Global supply disruptions are intensifying due to a combination of factors including climate change, regulatory requirements, poor value chain management and exploitative labour practices. Therefore, businesses face mounting pressure to ensure their supply chains are resilient, sustainable, and ethically responsible. The Fairtrade Foundation is calling for pre-competitive collaboration to address these challenges. Recognising that no single company or producer can solve the scale of today’s supply chain challenges alone, Shared Impact is Fairtrade’s solution, uniting retailers to pool sourcing of cocoa, bananas, or coffee. Approved by the CMA in 2023, it strengthens supply chain resilience, boosts producer incomes, and enables long-term sustainability investments through fair pricing and strategic interventions.  

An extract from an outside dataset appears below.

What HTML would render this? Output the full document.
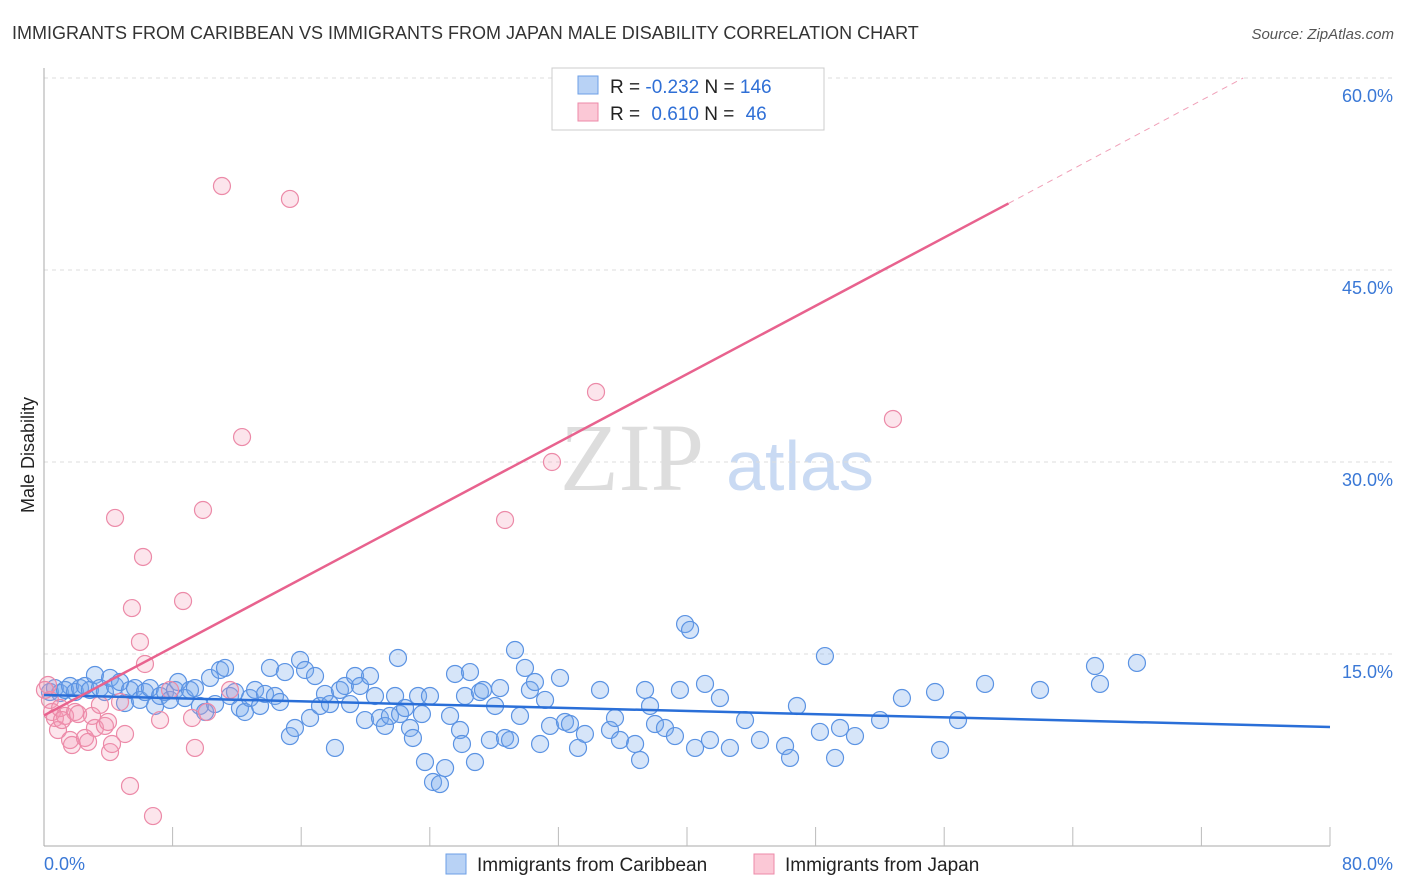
<!DOCTYPE html>
<html><head><meta charset="utf-8"><style>
body{margin:0;background:#fff;font-family:"Liberation Sans",sans-serif;}
#c{position:absolute;left:0;top:0;}
</style></head><body>
<svg id="c" width="1406" height="892" xmlns="http://www.w3.org/2000/svg">
<text x="12" y="39" font-size="18" fill="#333">IMMIGRANTS FROM CARIBBEAN VS IMMIGRANTS FROM JAPAN MALE DISABILITY CORRELATION CHART</text>
<text x="1394" y="39" font-size="15" fill="#555" font-style="italic" text-anchor="end">Source: ZipAtlas.com</text>
<text x="632" y="490" font-size="96" fill="#ddd" font-family="Liberation Serif,serif" text-anchor="middle">ZIP</text>
<text x="800" y="490" font-size="70" fill="#c9daf3" text-anchor="middle">atlas</text>
<g id="grid"></g><g id="axes"></g><g id="pts"></g><g id="lines"></g>
<text transform="translate(34,455) rotate(-90)" font-size="18" fill="#222" text-anchor="middle">Male Disability</text>
<g>
<rect x="552" y="68" width="272" height="62" fill="#fff" stroke="#ccc"/>
<rect x="578" y="76" width="20" height="18" fill="#b8d2f5" stroke="#6d9fe6"/>
<rect x="578" y="103" width="20" height="18" fill="#fbc8d6" stroke="#ec8aa8"/>
<text x="610" y="93" font-size="19" fill="#222">R = <tspan fill="#2f6fd6">-0.232</tspan>   N = <tspan fill="#2f6fd6">146</tspan></text>
<text x="610" y="120" font-size="19" fill="#222">R =  <tspan fill="#2f6fd6" dx="6">0.610</tspan>   N =  <tspan fill="#2f6fd6" dx="6">46</tspan></text>
</g>
<g>
<rect x="446" y="854" width="20" height="20" fill="#b8d2f5" stroke="#6d9fe6"/>
<text x="477" y="871" font-size="19" fill="#222">Immigrants from Caribbean</text>
<rect x="754" y="854" width="20" height="20" fill="#fbc8d6" stroke="#ec8aa8"/>
<text x="785" y="871" font-size="19" fill="#222">Immigrants from Japan</text>
</g>
</svg>
<script>
const xTicks=[0,80];
const yTicks=[15,30,45,60];
const blueX=[],blueY=[],pinkX=[],pinkY=[];
const blueRaw=[[50,692],[55,688],[60,693],[65,690],[70,686],[75,692],[80,688],[85,686],[90,690],[95,675],[100,688],[105,692],[110,678],[115,686],[120,682],[125,703],[130,690],[135,688],[140,700],[145,692],[150,688],[155,706],[160,696],[165,692],[170,700],[175,690],[178,682],[185,698],[190,690],[195,688],[200,706],[205,712],[210,678],[215,704],[220,670],[225,668],[230,696],[235,692],[240,708],[245,712],[250,698],[255,690],[260,706],[265,694],[270,668],[275,696],[280,702],[285,672],[290,736],[295,728],[300,660],[305,670],[310,718],[315,676],[320,706],[325,694],[330,704],[335,748],[340,690],[345,686],[350,704],[355,676],[360,686],[365,720],[370,676],[375,696],[380,718],[385,726],[390,716],[395,696],[398,658],[400,714],[405,708],[410,728],[413,738],[418,696],[422,714],[425,762],[430,696],[433,782],[440,784],[445,768],[450,716],[455,674],[460,730],[462,744],[465,696],[470,672],[475,762],[480,692],[483,690],[490,740],[495,706],[500,688],[505,738],[510,740],[515,650],[520,716],[525,668],[530,690],[535,682],[540,744],[545,700],[550,726],[560,678],[565,722],[570,724],[578,748],[585,734],[600,690],[610,730],[615,718],[620,740],[635,744],[640,760],[645,690],[650,706],[655,724],[665,728],[675,736],[680,690],[685,624],[690,630],[695,748],[705,684],[710,740],[720,698],[730,748],[745,720],[760,740],[785,746],[790,758],[797,706],[820,732],[825,656],[835,758],[840,728],[855,736],[880,720],[902,698],[935,692],[940,750],[958,720],[985,684],[1040,690],[1095,666],[1100,684],[1137,663]];
const pinkRaw=[[48,685],[50,700],[52,712],[55,718],[58,730],[60,708],[65,716],[70,740],[72,745],[75,712],[78,714],[85,738],[88,742],[92,716],[95,728],[100,705],[105,726],[108,722],[110,752],[112,744],[115,518],[120,702],[125,734],[130,786],[132,608],[140,642],[143,557],[145,664],[153,816],[160,720],[170,690],[183,601],[192,718],[195,748],[203,510],[207,712],[222,186],[230,690],[242,437],[290,199],[505,520],[552,462],[596,392],[893,419],[45,690],[62,720]];
// values expressed in data units
blueRaw.forEach(p=>{blueX.push(+((p[0]-44)/1286*80).toFixed(2));blueY.push(+((846-p[1])/192*15).toFixed(2));});
pinkRaw.forEach(p=>{pinkX.push(+((p[0]-44)/1286*80).toFixed(2));pinkY.push(+((846-p[1])/192*15).toFixed(2));});
const blueTrend=[[0,11.8],[80,9.3]];
const pinkTrend=[[0,10.2],[60,50.2],[74.6,60]];
const X=v=>44+v/80*1286, Y=v=>846-v/15*192;
const NS="http://www.w3.org/2000/svg";
function mk(tag,attrs,parent){const e=document.createElementNS(NS,tag);for(const k in attrs)e.setAttribute(k,attrs[k]);document.getElementById(parent).appendChild(e);return e;}
yTicks.forEach(t=>{
 const l=mk('line',{x1:44,x2:1394,y1:Y(t),y2:Y(t),stroke:'#ddd','stroke-dasharray':'4,4'},'grid');
 
 
 const tx=mk('text',{x:1393,y:Y(t)+24,'font-size':18,fill:'#3a78d6','text-anchor':'end'},'axes');
 tx.textContent=t.toFixed(1)+'%';
 
 
});
mk('line',{x1:44,x2:44,y1:68,y2:846,stroke:'#aaa'},'axes');
mk('line',{x1:44,x2:1330,y1:846,y2:846,stroke:'#aaa'},'axes');
for(let i=1;i<=10;i++){mk('line',{x1:X(i*8),x2:X(i*8),y1:827,y2:846,stroke:'#bbb'},'axes');}
xTicks.forEach((t,i)=>{
 const tx=mk('text',{x:i?1393:44,y:870,'font-size':18,fill:'#3a78d6','text-anchor':i?'end':'start'},'axes');
 tx.textContent=t.toFixed(1)+'%';
 
 
});
blueX.forEach((x,i)=>{
 const c=mk('circle',{cx:X(x),cy:Y(blueY[i]),r:8.5,fill:'rgba(120,170,235,0.3)',stroke:'#5b93e3','stroke-width':1.2},'pts');
 
 
});
pinkX.forEach((x,i)=>{
 const c=mk('circle',{cx:X(x),cy:Y(pinkY[i]),r:8.5,fill:'rgba(245,150,180,0.25)',stroke:'#ec8aa8','stroke-width':1.2},'pts');
 
 
});
const bl=mk('line',{x1:X(blueTrend[0][0]),y1:Y(blueTrend[0][1]),x2:X(blueTrend[1][0]),y2:Y(blueTrend[1][1]),stroke:'#2a6fd8','stroke-width':2.5},'lines');


const pl=mk('line',{x1:X(pinkTrend[0][0]),y1:Y(pinkTrend[0][1]),x2:X(pinkTrend[1][0]),y2:Y(pinkTrend[1][1]),stroke:'#e8628e','stroke-width':2.5},'lines');


const pd=mk('line',{x1:X(pinkTrend[1][0]),y1:Y(pinkTrend[1][1]),x2:X(pinkTrend[2][0]),y2:Y(pinkTrend[2][1]),stroke:'#f0a0b8','stroke-width':1,'stroke-dasharray':'6,5'},'lines');


</script>
</body></html>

Kerrina Thorogood, Partnerships Director at the Fairtrade Foundation: 

“Ahead of The Economist’s 10th Anniversary Sustainability Week, where I’ll be speaking on 12th March, it’s clear that businesses are under increasing pressure to navigate global supply disruptions while ensuring their supply chains are resilient, sustainable, and ethically responsible. Climate change, regulatory pressures, and ethical concerns pose growing risks that businesses must address. However, tackling these challenges alone can be both costly, complex and incredibly difficult. 

At the Fairtrade Foundation, we believe that pre-competitive collaboration is key to strengthening supply chain resilience. Our newly launched Shared Impact model enables UK grocery retailers to work together to pool sourcing of additional Fairtrade volumes from certified producers, reducing HREDD risks and ensuring supply continuity during disruptions while lowering costs through shared responsibility. By making longer-term sourcing commitments (3-5 years), businesses can help stabilise farmer incomes and  mitigate supply-chain vulnerabilities through longer term programme interventions such as  agroforestry. This, in turn, ensures that farmers have the resources to withstand economic and environmental volatility. 

Issues such as poor value-chain management and exploitative labour practices demonstrate the urgent need for businesses to adopt a holistic approach to risk, sustainability, and resilience. Until recently, concerns over competition law had prevented collaboration, but that is changing. The UK Competition and Markets Authority (CMA) has provided guidance supporting the Shared Impact model, confirming that businesses can work together to drive sustainability without breaching competition law. 

At Sustainability Week on 12th March, I will be speaking on the panel ‘New Perspectives on Old Problems: Navigating Global Supply Disruptions and Building Resilience,’ where we’ll explore the critical pinch points in global supply chains and how businesses can tackle them through collaboration, ethical sourcing, and shared responsibility. I look forward to the discussion and to highlighting how innovative models like Shared Impact can help businesses strengthen their supply chains while exercising responsibility to stakeholders, investors and consumers.”